Une nappe intimement liée à l'histoire de son territoire
Depuis le XVIe siècle, la plaine de la Crau est irriguée par un réseau de canaux qui amènent l'eau en provenance de la Durance. Au fil des décennies, l'eau d'irrigation a permis au territoire de se développer mais elle s'est surtout infiltrée dans le sol, constituant ainsi une nappe phréatique. Cette origine si particulière lie intimement la nappe aux activités économiques et agricoles installées sur son aire d'alimentation : filière de fourrage AOP, arboriculture, industries lourdes, et les 300 000 habitants qu'elle dessert en eau potable.
La création de réserve en eau stratégique pour le futur n'a donc pas été un exercice facile, et n'est toujours pas totalement aboutie.
Concertation élargie et outils innovants
Les périmètres de protection des captages sont généralement définis afin de prévenir toute pollution des eaux susceptibles de rejoindre un captage en moins de 50 jours. Si cet outil du code sanitaire a vocation à prévenir les situations de crise, les ZS permettent une protection sur le long terme en garantissant durablement la conservation d'une ressource de qualité pour l'eau potable. « Pour la délimitation des zones, on a recherché les secteurs où la ressource est suffisante et de qualité, les captages actuels, les sources de pollutions potentielles. Puis, avec les acteurs du territoire, nous avons réalisé des projections de développement des activités pour identifier et localiser les besoins à un horizon de 30 ans », explique Antoine Bailleux du pôle technique au Symcrau.
Cette concertation élargie s'est organisée sous forme d'ateliers pour superposer les cartes. « On s'est rendu compte que là où il y avait de l'eau,il y avait aussi des activités et des risques de pollution, réduisant d'autant les secteurs favorables », fait-il remarquer.

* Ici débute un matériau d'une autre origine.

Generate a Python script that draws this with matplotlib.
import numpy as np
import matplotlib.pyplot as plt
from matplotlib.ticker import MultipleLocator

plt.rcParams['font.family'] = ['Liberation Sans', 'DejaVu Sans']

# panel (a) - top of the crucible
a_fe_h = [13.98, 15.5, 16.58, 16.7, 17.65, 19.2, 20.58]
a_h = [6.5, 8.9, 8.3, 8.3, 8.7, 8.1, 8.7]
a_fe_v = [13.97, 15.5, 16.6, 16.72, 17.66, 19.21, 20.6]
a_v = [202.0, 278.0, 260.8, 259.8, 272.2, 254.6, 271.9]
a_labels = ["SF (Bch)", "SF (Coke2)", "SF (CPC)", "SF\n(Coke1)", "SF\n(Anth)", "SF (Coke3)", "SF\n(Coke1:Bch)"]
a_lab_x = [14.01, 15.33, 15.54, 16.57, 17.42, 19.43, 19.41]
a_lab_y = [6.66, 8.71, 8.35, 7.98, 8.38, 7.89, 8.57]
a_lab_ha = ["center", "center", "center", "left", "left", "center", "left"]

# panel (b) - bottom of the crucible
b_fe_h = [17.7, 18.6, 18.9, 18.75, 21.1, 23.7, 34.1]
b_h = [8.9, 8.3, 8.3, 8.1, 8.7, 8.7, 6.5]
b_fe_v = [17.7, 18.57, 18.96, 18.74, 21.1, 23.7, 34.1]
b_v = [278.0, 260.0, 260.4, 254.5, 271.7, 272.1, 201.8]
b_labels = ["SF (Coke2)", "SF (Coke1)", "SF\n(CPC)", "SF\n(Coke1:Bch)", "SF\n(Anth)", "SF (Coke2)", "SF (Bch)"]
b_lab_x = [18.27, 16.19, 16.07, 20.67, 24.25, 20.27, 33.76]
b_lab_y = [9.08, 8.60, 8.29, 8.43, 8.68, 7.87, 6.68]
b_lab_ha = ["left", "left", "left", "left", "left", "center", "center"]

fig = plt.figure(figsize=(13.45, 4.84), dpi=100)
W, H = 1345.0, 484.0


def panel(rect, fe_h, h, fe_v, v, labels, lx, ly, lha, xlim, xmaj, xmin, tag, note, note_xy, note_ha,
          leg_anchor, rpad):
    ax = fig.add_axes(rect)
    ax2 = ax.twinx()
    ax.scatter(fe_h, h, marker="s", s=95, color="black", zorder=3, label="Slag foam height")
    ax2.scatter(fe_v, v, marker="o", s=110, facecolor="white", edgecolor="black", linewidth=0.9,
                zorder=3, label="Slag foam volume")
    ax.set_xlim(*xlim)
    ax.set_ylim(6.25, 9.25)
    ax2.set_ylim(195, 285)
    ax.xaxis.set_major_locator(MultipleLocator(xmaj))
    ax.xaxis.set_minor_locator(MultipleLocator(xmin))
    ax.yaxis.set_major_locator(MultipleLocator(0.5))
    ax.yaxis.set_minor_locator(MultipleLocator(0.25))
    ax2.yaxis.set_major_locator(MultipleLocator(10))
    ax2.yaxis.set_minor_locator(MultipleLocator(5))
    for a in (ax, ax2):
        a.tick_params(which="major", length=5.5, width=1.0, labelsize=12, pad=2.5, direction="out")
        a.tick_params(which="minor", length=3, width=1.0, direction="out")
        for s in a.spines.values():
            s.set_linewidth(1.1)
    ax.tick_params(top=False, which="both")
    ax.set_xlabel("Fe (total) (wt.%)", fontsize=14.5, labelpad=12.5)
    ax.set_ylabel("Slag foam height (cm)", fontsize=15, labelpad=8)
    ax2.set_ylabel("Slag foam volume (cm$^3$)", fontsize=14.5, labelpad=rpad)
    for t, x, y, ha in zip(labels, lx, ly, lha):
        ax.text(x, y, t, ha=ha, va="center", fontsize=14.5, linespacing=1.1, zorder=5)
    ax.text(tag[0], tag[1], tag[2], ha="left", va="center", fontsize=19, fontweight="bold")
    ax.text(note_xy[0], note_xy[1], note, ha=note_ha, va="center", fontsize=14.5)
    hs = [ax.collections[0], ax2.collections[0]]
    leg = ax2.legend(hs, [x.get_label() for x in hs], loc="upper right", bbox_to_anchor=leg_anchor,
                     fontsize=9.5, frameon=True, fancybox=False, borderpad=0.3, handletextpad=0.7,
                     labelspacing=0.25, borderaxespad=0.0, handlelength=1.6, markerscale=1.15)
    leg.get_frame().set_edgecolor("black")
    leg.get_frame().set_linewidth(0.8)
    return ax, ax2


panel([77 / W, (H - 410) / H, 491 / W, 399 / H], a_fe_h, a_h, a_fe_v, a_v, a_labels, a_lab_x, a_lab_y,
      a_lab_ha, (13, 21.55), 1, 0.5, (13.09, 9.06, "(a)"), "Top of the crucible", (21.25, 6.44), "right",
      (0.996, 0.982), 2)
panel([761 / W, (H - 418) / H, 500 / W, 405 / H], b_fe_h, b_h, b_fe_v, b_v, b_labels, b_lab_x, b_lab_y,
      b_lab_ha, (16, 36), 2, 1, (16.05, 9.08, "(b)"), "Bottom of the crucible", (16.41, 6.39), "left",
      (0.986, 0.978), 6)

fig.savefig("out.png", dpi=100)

À ce premier exercice s'est ajouté l'utilisation d'un modèle mathématique d'écoulement des eaux avec des cartes de probabilité de capture de pollution. « Ce sont des outils peu utilisés, innovants, qui donnent des résultats précis, explique Antoine Bailleux. Et c'est un calcul scientifique. Cela a conforté la délimitation des zones. Il n'était alors pas possible de les remettre en question. »

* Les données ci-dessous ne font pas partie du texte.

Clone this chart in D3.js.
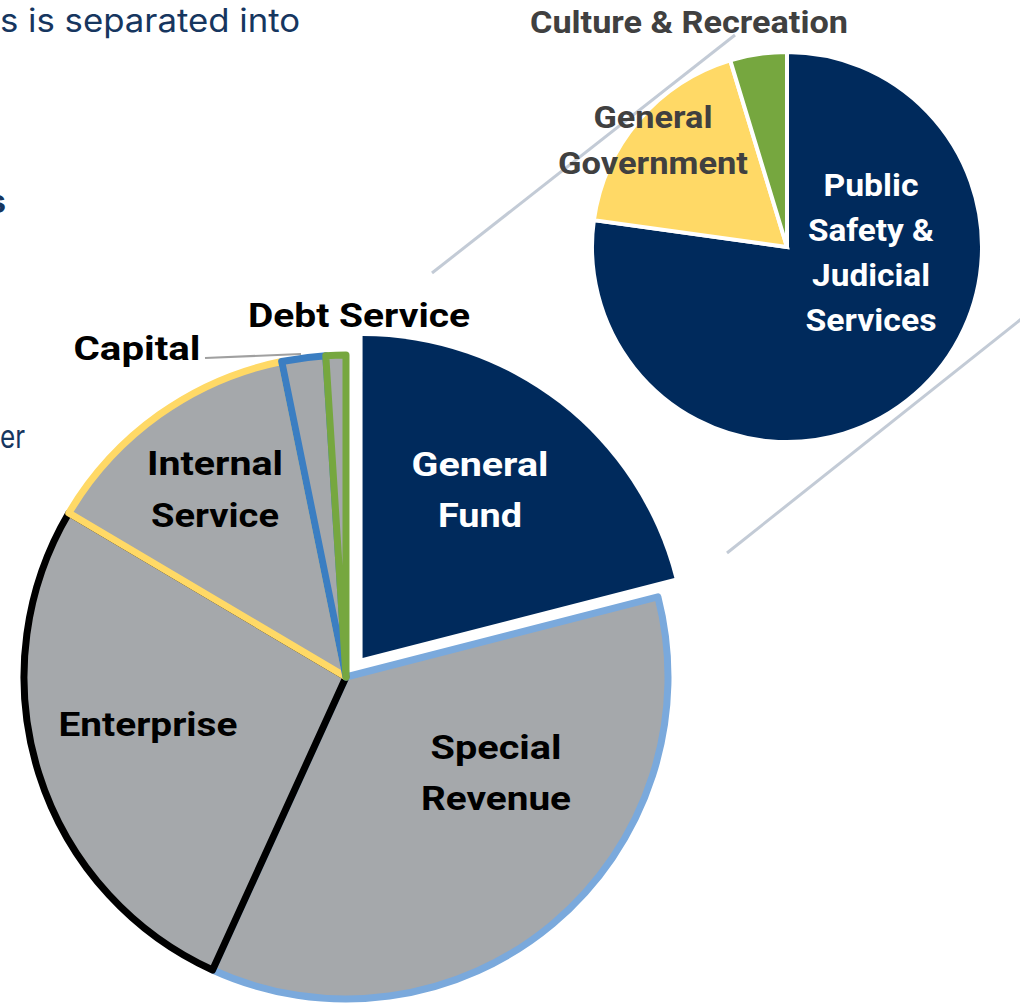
<!DOCTYPE html>
<html><head><meta charset="utf-8">
<script src="https://cdn.jsdelivr.net/npm/d3@7"></script>
<style>body{margin:0;background:#fff}svg{display:block}</style>
</head><body>
<script>
// Main pie data
const mainCategories = ["General Fund","Special Revenue","Enterprise","Internal Service","Capital","Debt Service"];
const mainValues = [21.0, 35.8, 26.7, 13.3, 2.2, 1.0];
// Secondary pie (breakdown of General Fund)
const subCategories = ["Public Safety & Judicial Services","General Government","Culture & Recreation"];
const subValues = [77.2, 18.1, 4.7];

const W = 1020, H = 1004;
const svg = d3.select("body").append("svg").attr("width", W).attr("height", H);

const mainFill = ["#002a5c","#a5a8ab","#a5a8ab","#a5a8ab","#a5a8ab","#a5a8ab"];
const mainStroke = ["none","#7aa9dc","#000000","#ffd966","#3b7ec2","#76a73f"];
const subFill = ["#002a5c","#ffd966","#76a73f"];

// connector lines (behind)
const conn = svg.append("g").attr("stroke","#c3cbd6").attr("stroke-width",3);
conn.append("line").attr("x1",432).attr("y1",273).attr("x2",735).attr("y2",35);
conn.append("line").attr("x1",727).attr("y1",553).attr("x2",1025).attr("y2",316);

// left text fragments (body text continuing from off-page)
const lt = svg.append("g").attr("fill","#16365f").attr("font-size",32)
  .attr("font-family","Inter, 'Open Sans', sans-serif");
lt.append("text").attr("x",0).attr("y",32).attr("textLength",300).attr("lengthAdjust","spacingAndGlyphs").text("s is separated into");
lt.append("text").attr("x",6).attr("y",213).attr("text-anchor","end").attr("font-weight",700).text("s");
lt.append("text").attr("x",0).attr("y",448).attr("textLength",25).attr("lengthAdjust","spacingAndGlyphs").text("er");

// main pie
const cx = 346, cy = 677, R = 322;
const pie = d3.pie().sort(null).value(d => d).startAngle(0).endAngle(2*Math.PI);
const mArcs = pie(mainValues);
const arc = d3.arc().innerRadius(0).outerRadius(R);
const gMain = svg.append("g").attr("transform",`translate(${cx},${cy})`);
mArcs.forEach((a,i) => {
  let tx = 0, ty = 0;
  if (i === 0) { const m = (a.startAngle+a.endAngle)/2; tx = 27*Math.sin(m); ty = -24*Math.cos(m); }
  gMain.append("path").attr("d", arc(a)).attr("transform",`translate(${tx},${ty})`)
    .attr("fill", mainFill[i]).attr("stroke", mainStroke[i])
    .attr("stroke-width", i===0?0:7).attr("stroke-linejoin","round");
});

// secondary pie
const sx = 787, sy = 247, r2 = 195;
const sArcs = pie(subValues);
const arc2 = d3.arc().innerRadius(0).outerRadius(r2);
const gSub = svg.append("g").attr("transform",`translate(${sx},${sy})`);
gSub.selectAll("path").data(sArcs).join("path").attr("d",arc2)
  .attr("fill",(d,i)=>subFill[i]).attr("stroke","#fff").attr("stroke-width",4);

// capital leader line
svg.append("line").attr("x1",205).attr("y1",358).attr("x2",301).attr("y2",354).attr("stroke","#a0a0a0").attr("stroke-width",2);

// labels: [text, width]
function label(lines, x, y0, dy, fill, size){
  const t = svg.append("text").attr("text-anchor","middle").attr("font-weight",700)
    .attr("font-family","Roboto, 'Noto Sans', sans-serif")
    .attr("font-size",size).attr("fill",fill);
  lines.forEach((s,k)=>t.append("tspan").attr("x",x).attr("y",y0+k*dy)
    .attr("textLength",s[1]).attr("lengthAdjust","spacingAndGlyphs").text(s[0]));
}
label([["Culture & Recreation",318]], 689, 33, 0, "#404040", 31);
label([["General",119],["Government",190]], 653, 128, 46, "#404040", 31);
label([["Public",95],["Safety &",126],["Judicial",118],["Services",131]], 871, 196, 45, "#ffffff", 31);
label([["General",137],["Fund",84]], 480, 476, 51, "#ffffff", 34);
label([["Special",131],["Revenue",150]], 496, 759, 51, "#000000", 34);
label([["Enterprise",179]], 148, 736, 0, "#000000", 34);
label([["Internal",136],["Service",128]], 215, 475, 52, "#000000", 34);
label([["Capital",127]], 137, 360, 0, "#000000", 34);
label([["Debt Service",222]], 359, 327, 0, "#000000", 34);
</script>
</body></html>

Au final, les zones de sauvegarde couvrent 20 % de l'aire d'alimentation. L'utilisation des modélisations a permis de dépasser l'écueil du « dire d'expert » en permettant à tous les acteurs de visualiser les risques et de comprendre la délimitation choisie. Un premier pas vers l'acceptation puis l'appropriation.
Des préconisations à la bonne échelle
” Charlotte Alcazar, symcrau
Une traduction juridique solide pour les collectivités
« Les zones de sauvegarde viennent du code de l'environnement, leur traduction dans le code de l'urbanisme est difficile, avec un risque de contentieux élevé si la transposition n'est pas conduite rigoureusement », selon M.Baillieux. Le syndicat a donc travaillé avec un cabinet d'urbanisme et un avocat pour établir des propositions de prescriptions juridiquement fiables. Par exemple : prévoir le traitement des eaux pluviales sur les surfaces ou les voiries, maintenir des espaces non urbanisés, conserver les bandes enherbées autour des canaux d'irrigation, ou encore densifier les territoires en dehors de la zone de sauvegarde. « Par exemple, il n'est pas possible d'inscrire dans un PLU une quelconque obligation d'agriculture bio, même en zone de sauvegarde », détaille Antoine Baillieux.

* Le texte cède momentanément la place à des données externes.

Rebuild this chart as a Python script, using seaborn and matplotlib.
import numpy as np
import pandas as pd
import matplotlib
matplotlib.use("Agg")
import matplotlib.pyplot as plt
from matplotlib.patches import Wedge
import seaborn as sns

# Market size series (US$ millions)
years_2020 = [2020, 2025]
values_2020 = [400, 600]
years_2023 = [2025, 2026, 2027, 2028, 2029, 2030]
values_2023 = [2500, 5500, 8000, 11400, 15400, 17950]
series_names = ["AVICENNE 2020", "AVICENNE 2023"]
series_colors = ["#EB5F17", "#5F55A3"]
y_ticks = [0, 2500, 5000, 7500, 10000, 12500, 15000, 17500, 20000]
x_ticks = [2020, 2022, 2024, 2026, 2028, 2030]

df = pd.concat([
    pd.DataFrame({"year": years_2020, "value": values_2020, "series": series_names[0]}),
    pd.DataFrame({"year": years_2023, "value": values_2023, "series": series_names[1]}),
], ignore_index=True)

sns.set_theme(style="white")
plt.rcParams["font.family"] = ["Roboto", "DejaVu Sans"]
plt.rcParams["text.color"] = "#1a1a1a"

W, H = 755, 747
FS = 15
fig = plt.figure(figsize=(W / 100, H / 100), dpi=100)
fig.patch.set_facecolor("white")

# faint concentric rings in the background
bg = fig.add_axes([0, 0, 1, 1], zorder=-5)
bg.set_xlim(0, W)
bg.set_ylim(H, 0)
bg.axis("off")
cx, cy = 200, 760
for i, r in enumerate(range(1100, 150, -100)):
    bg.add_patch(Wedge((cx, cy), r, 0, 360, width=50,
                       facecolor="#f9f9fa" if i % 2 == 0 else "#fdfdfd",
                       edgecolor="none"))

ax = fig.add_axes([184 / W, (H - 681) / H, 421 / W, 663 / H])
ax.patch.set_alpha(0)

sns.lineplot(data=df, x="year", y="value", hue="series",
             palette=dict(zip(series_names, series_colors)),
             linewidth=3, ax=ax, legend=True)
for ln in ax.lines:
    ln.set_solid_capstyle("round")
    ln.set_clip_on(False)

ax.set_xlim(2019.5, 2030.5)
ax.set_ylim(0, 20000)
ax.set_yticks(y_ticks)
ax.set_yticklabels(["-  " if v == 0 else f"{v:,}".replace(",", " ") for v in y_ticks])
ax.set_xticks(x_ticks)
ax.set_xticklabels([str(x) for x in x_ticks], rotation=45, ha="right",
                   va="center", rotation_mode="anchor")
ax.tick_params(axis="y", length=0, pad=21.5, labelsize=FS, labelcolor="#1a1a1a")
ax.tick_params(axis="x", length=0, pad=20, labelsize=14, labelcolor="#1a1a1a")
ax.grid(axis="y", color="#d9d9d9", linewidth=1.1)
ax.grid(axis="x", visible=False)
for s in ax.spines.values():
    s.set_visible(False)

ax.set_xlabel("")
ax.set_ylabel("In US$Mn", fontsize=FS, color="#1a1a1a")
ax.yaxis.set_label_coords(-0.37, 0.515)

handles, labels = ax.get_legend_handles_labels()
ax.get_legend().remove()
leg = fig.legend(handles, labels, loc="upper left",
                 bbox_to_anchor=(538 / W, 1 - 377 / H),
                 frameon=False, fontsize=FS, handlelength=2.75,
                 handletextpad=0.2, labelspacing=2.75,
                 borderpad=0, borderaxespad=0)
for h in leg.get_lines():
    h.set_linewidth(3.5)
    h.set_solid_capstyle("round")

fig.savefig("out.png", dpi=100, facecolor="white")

Des arbitrages encore attendus
Si la concertation et une approche pragmatique favorisent la conciliation entre préservation de la ressource et activités économiques, certaines activités demeurent proscrites en zone de sauvegarde. C'est le cas des canalisations de matières dangereuses enterrées, pour lesquelles le risque zéro n'existe pas et dont les accidents peuvent avoir des conséquences sur le très long terme. La plaine de Crau est particulièrement soumise à ce risque de par la présence des raffineries du complexe industrialo-portuaire de Fos-sur-Mer. L'interdiction de nouvelles canalisations préconisée dans les zones de sauvegarde ne fait pas l'unanimité parmi la profession industrielle. « L'État doit trancher dans le cadre de la notification des zones en instruction depuis juillet 2018. Quoi qu'il en soit, la révision du SDAGE en 2021 intégrera d'office la cartographie », indique Charlotte Alcazar.
Cette révision sera l'occasion d'intégrer les zones et de leur donner une existence juridique. Il existe en effet trois voies de formalisation des ZS : une notification du zonage aux collectivités par le préfet (le Symcrau l'attend depuis deux ans), l'intégration de la zone dans le Schéma directeur d'aménagement des eaux (SDAGE) ou sa déclinaison dans un futur schéma d'aménagement et de gestion des eaux (SAGE) de la nappe.
Les paiements pour services environnementaux pour les agriculteurs
En attendant une reconnaissance préfectorale qui tarde à venir, le Symcrau poursuit la déclinaison des prescriptions, notamment dans le monde agricole. « Le seul levier possible est l'incitation financière, explique Charlotte Alcazar. Nous devons créer les conditions économiques à la production que l'on recherche. Ici, nous avons intérêt à ce que la filière fourragère soit en bonne santé puisqu'elle participe à la recharge de la nappe à hauteur de 70 % et contribue au maintien d'une bonne qualité des eaux. »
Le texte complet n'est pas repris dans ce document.